**Task brief:** Omit all images. Write out the rest of the material exactly.

**Dataset content:**

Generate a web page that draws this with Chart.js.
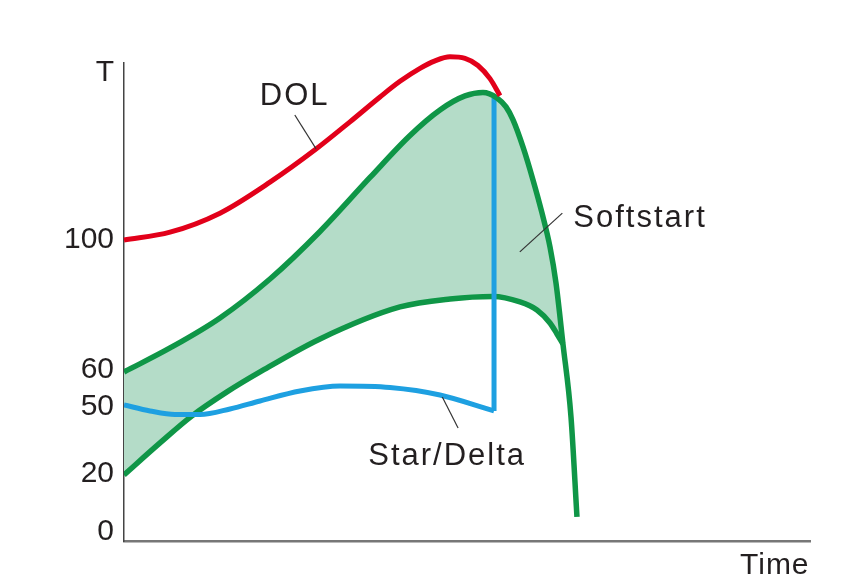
<!DOCTYPE html>
<html><head><meta charset="utf-8">
<script src="https://cdn.jsdelivr.net/npm/chart.js@4/dist/chart.umd.min.js"></script>
<style>html,body{margin:0;padding:0;background:#fff;}</style>
</head><body>
<canvas id="c" width="867" height="575"></canvas>
<script>
// Y axis: schematic torque axis, tick labels placed at their drawn heights
const tickPositions = [0, 20, 42.8, 55.5, 100, 157.2];
const tickLabels = ['0', '20', '50', '60', '100', 'T'];
const xTitle = 'Time';

// DOL (direct on line)
const dolTime   = [0, 0.671, 1.399, 2.128, 2.799, 3.294, 3.732, 4.023, 4.315, 4.534, 4.752, 4.971, 5.160, 5.335, 5.481];
const dolTorque = [100, 102.67, 109.18, 119.79, 131.13, 140.45, 148.97, 154.32, 158.77, 161.34, 162.71, 162.19, 159.76, 155.24, 149.42];

// Softstart upper limit
const softUpperTime   = [0, 0.671, 1.399, 2.128, 2.857, 3.586, 4.169, 4.606, 4.971, 5.233, 5.437, 5.569, 5.671, 5.816, 5.962, 6.093, 6.210, 6.297, 6.399, 6.516, 6.603];
const softUpperTorque = [54.79, 63.01, 73.29, 86.64, 102.91, 121.40, 135.79, 144.52, 149.32, 150.51, 148.63, 145.55, 141.10, 131.85, 120.55, 109.25, 97.60, 85.27, 64.38, 39.38, 5.14];

// Softstart lower limit
const softLowerTime   = [0, 0.525, 0.991, 1.501, 1.983, 2.857, 4.023, 4.752, 5.379, 5.773, 6.020, 6.210, 6.312, 6.399];
const softLowerTorque = [19.52, 30.48, 39.73, 47.95, 54.79, 66.10, 77.05, 79.79, 80.65, 78.77, 76.03, 71.58, 67.81, 64.38];

// Star/Delta
const starDeltaTime   = [0, 0.379, 0.743, 1.108, 1.545, 1.983, 2.566, 3.149, 3.878, 4.606, 5.394];
const starDeltaTorque = [43.49, 41.44, 40.24, 40.24, 42.12, 44.86, 48.29, 50.0, 49.49, 46.92, 41.44];
// Star -> Delta switch-over
const switchTime   = [5.394, 5.394];
const switchTorque = [41.44, 148.6];

// Curve labels with leader lines (in data units)
const labelTexts      = ['DOL', 'Softstart', 'Star/Delta'];
const labelTime       = [1.98, 6.55, 3.56];
const labelTorque     = [146.2, 104.5, 22.9];
const leaderFromTime  = [2.49, 6.39, 4.64];
const leaderFromTorque= [142.8, 109.2, 46.2];
const leaderToTime    = [2.80, 5.77, 4.87];
const leaderToTorque  = [131.2, 95.9, 35.6];

const pts = (xs, ys) => xs.map((v, i) => ({x: v, y: ys[i]}));
const FONT = "'Liberation Sans', Arial, Helvetica, sans-serif";
const RED = '#e2001a', GREEN = '#0f9647', BLUE = '#1ea0e1', FILL = 'rgb(180,220,200)';

const annot = {
  id: 'annot',
  afterDatasetsDraw(chart) {
    const {ctx, scales: {x, y}} = chart;
    ctx.save();
    ctx.strokeStyle = '#333';
    ctx.lineWidth = 1.2;
    for (let i = 0; i < labelTexts.length; i++) {
      ctx.beginPath();
      ctx.moveTo(x.getPixelForValue(leaderFromTime[i]), y.getPixelForValue(leaderFromTorque[i]));
      ctx.lineTo(x.getPixelForValue(leaderToTime[i]), y.getPixelForValue(leaderToTorque[i]));
      ctx.stroke();
    }
    ctx.fillStyle = '#231f20';
    ctx.textAlign = 'left';
    ctx.textBaseline = 'alphabetic';
    ctx.font = '31px ' + FONT;
    try { ctx.letterSpacing = '2px'; } catch (e) {}
    for (let i = 0; i < labelTexts.length; i++) {
      ctx.fillText(labelTexts[i], x.getPixelForValue(labelTime[i]), y.getPixelForValue(labelTorque[i]));
    }
    ctx.font = '30px ' + FONT;
    try { ctx.letterSpacing = '1px'; } catch (e) {}
    ctx.fillText(xTitle, x.right - 70, x.top + 33);
    ctx.restore();
  }
};

new Chart(document.getElementById('c'), {
  type: 'line',
  data: {
    datasets: [
      { label: 'Softstart upper', data: pts(softUpperTime, softUpperTorque), borderColor: GREEN, borderWidth: 5.5,
        backgroundColor: FILL, fill: '+1', order: 1 },
      { label: 'Softstart lower', data: pts(softLowerTime, softLowerTorque), borderColor: GREEN, borderWidth: 5.5,
        fill: false, order: 3 },
      { label: 'Star/Delta', data: pts(starDeltaTime, starDeltaTorque), borderColor: BLUE, borderWidth: 5,
        fill: false, order: 2 },
      { label: 'Switch', data: pts(switchTime, switchTorque), borderColor: BLUE, borderWidth: 5,
        fill: false, tension: 0, cubicInterpolationMode: 'default', order: 2 },
      { label: 'DOL', data: pts(dolTime, dolTorque), borderColor: RED, borderWidth: 5,
        fill: false, order: 0, clip: false }
    ]
  },
  plugins: [annot],
  options: {
    responsive: false,
    animation: false,
    devicePixelRatio: 1,
    layout: { padding: { top: 63, right: 57, bottom: 0, left: 0 } },
    elements: { point: { radius: 0, hoverRadius: 0 }, line: { tension: 0.4, cubicInterpolationMode: 'monotone' } },
    plugins: {
      legend: { display: false },
      tooltip: { enabled: false },
      filler: { drawTime: 'beforeDatasetsDraw' }
    },
    scales: {
      x: {
        type: 'linear', min: 0, max: 10,
        grid: { display: false, drawTicks: false },
        ticks: { display: false },
        border: { display: true, color: '#777', width: 2.5 },
        afterFit: s => { s.height = 34; }
      },
      y: {
        type: 'linear', min: -3.1, max: 160.6,
        grid: { display: false, drawTicks: false },
        border: { display: true, color: '#444', width: 1.5 },
        afterBuildTicks: s => { s.ticks = tickPositions.map(v => ({ value: v })); },
        afterFit: s => { s.width = 124; },
        ticks: {
          autoSkip: false, padding: 10, color: '#231f20',
          font: { family: FONT, size: 30 },
          callback: v => { const i = tickPositions.indexOf(v); return i >= 0 ? tickLabels[i] : ''; }
        }
      }
    }
  }
});
</script>
</body></html>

**In response:**
Generate a web page that draws this with Chart.js.
<!DOCTYPE html>
<html><head><meta charset="utf-8">
<script src="https://cdn.jsdelivr.net/npm/chart.js@4/dist/chart.umd.min.js"></script>
<style>html,body{margin:0;padding:0;background:#fff;}</style>
</head><body>
<canvas id="c" width="867" height="575"></canvas>
<script>
// Y axis: schematic torque axis, tick labels placed at their drawn heights
const tickPositions = [0, 20, 42.8, 55.5, 100, 157.2];
const tickLabels = ['0', '20', '50', '60', '100', 'T'];
const xTitle = 'Time';

// DOL (direct on line)
const dolTime   = [0, 0.671, 1.399, 2.128, 2.799, 3.294, 3.732, 4.023, 4.315, 4.534, 4.752, 4.971, 5.160, 5.335, 5.481];
const dolTorque = [100, 102.67, 109.18, 119.79, 131.13, 140.45, 148.97, 154.32, 158.77, 161.34, 162.71, 162.19, 159.76, 155.24, 149.42];

// Softstart upper limit
const softUpperTime   = [0, 0.671, 1.399, 2.128, 2.857, 3.586, 4.169, 4.606, 4.971, 5.233, 5.437, 5.569, 5.671, 5.816, 5.962, 6.093, 6.210, 6.297, 6.399, 6.516, 6.603];
const softUpperTorque = [54.79, 63.01, 73.29, 86.64, 102.91, 121.40, 135.79, 144.52, 149.32, 150.51, 148.63, 145.55, 141.10, 131.85, 120.55, 109.25, 97.60, 85.27, 64.38, 39.38, 5.14];

// Softstart lower limit
const softLowerTime   = [0, 0.525, 0.991, 1.501, 1.983, 2.857, 4.023, 4.752, 5.379, 5.773, 6.020, 6.210, 6.312, 6.399];
const softLowerTorque = [19.52, 30.48, 39.73, 47.95, 54.79, 66.10, 77.05, 79.79, 80.65, 78.77, 76.03, 71.58, 67.81, 64.38];

// Star/Delta
const starDeltaTime   = [0, 0.379, 0.743, 1.108, 1.545, 1.983, 2.566, 3.149, 3.878, 4.606, 5.394];
const starDeltaTorque = [43.49, 41.44, 40.24, 40.24, 42.12, 44.86, 48.29, 50.0, 49.49, 46.92, 41.44];
// Star -> Delta switch-over
const switchTime   = [5.394, 5.394];
const switchTorque = [41.44, 148.6];

// Curve labels with leader lines (in data units)
const labelTexts      = ['DOL', 'Softstart', 'Star/Delta'];
const labelTime       = [1.98, 6.55, 3.56];
const labelTorque     = [146.2, 104.5, 22.9];
const leaderFromTime  = [2.49, 6.39, 4.64];
const leaderFromTorque= [142.8, 109.2, 46.2];
const leaderToTime    = [2.80, 5.77, 4.87];
const leaderToTorque  = [131.2, 95.9, 35.6];

const pts = (xs, ys) => xs.map((v, i) => ({x: v, y: ys[i]}));
const FONT = "'Liberation Sans', Arial, Helvetica, sans-serif";
const RED = '#e2001a', GREEN = '#0f9647', BLUE = '#1ea0e1', FILL = 'rgb(180,220,200)';

const annot = {
  id: 'annot',
  afterDatasetsDraw(chart) {
    const {ctx, scales: {x, y}} = chart;
    ctx.save();
    ctx.strokeStyle = '#333';
    ctx.lineWidth = 1.2;
    for (let i = 0; i < labelTexts.length; i++) {
      ctx.beginPath();
      ctx.moveTo(x.getPixelForValue(leaderFromTime[i]), y.getPixelForValue(leaderFromTorque[i]));
      ctx.lineTo(x.getPixelForValue(leaderToTime[i]), y.getPixelForValue(leaderToTorque[i]));
      ctx.stroke();
    }
    ctx.fillStyle = '#231f20';
    ctx.textAlign = 'left';
    ctx.textBaseline = 'alphabetic';
    ctx.font = '31px ' + FONT;
    try { ctx.letterSpacing = '2px'; } catch (e) {}
    for (let i = 0; i < labelTexts.length; i++) {
      ctx.fillText(labelTexts[i], x.getPixelForValue(labelTime[i]), y.getPixelForValue(labelTorque[i]));
    }
    ctx.font = '30px ' + FONT;
    try { ctx.letterSpacing = '1px'; } catch (e) {}
    ctx.fillText(xTitle, x.right - 70, x.top + 33);
    ctx.restore();
  }
};

new Chart(document.getElementById('c'), {
  type: 'line',
  data: {
    datasets: [
      { label: 'Softstart upper', data: pts(softUpperTime, softUpperTorque), borderColor: GREEN, borderWidth: 5.5,
        backgroundColor: FILL, fill: '+1', order: 1 },
      { label: 'Softstart lower', data: pts(softLowerTime, softLowerTorque), borderColor: GREEN, borderWidth: 5.5,
        fill: false, order: 3 },
      { label: 'Star/Delta', data: pts(starDeltaTime, starDeltaTorque), borderColor: BLUE, borderWidth: 5,
        fill: false, order: 2 },
      { label: 'Switch', data: pts(switchTime, switchTorque), borderColor: BLUE, borderWidth: 5,
        fill: false, tension: 0, cubicInterpolationMode: 'default', order: 2 },
      { label: 'DOL', data: pts(dolTime, dolTorque), borderColor: RED, borderWidth: 5,
        fill: false, order: 0, clip: false }
    ]
  },
  plugins: [annot],
  options: {
    responsive: false,
    animation: false,
    devicePixelRatio: 1,
    layout: { padding: { top: 63, right: 57, bottom: 0, left: 0 } },
    elements: { point: { radius: 0, hoverRadius: 0 }, line: { tension: 0.4, cubicInterpolationMode: 'monotone' } },
    plugins: {
      legend: { display: false },
      tooltip: { enabled: false },
      filler: { drawTime: 'beforeDatasetsDraw' }
    },
    scales: {
      x: {
        type: 'linear', min: 0, max: 10,
        grid: { display: false, drawTicks: false },
        ticks: { display: false },
        border: { display: true, color: '#777', width: 2.5 },
        afterFit: s => { s.height = 34; }
      },
      y: {
        type: 'linear', min: -3.1, max: 160.6,
        grid: { display: false, drawTicks: false },
        border: { display: true, color: '#444', width: 1.5 },
        afterBuildTicks: s => { s.ticks = tickPositions.map(v => ({ value: v })); },
        afterFit: s => { s.width = 124; },
        ticks: {
          autoSkip: false, padding: 10, color: '#231f20',
          font: { family: FONT, size: 30 },
          callback: v => { const i = tickPositions.indexOf(v); return i >= 0 ? tickLabels[i] : ''; }
        }
      }
    }
  }
});
</script>
</body></html>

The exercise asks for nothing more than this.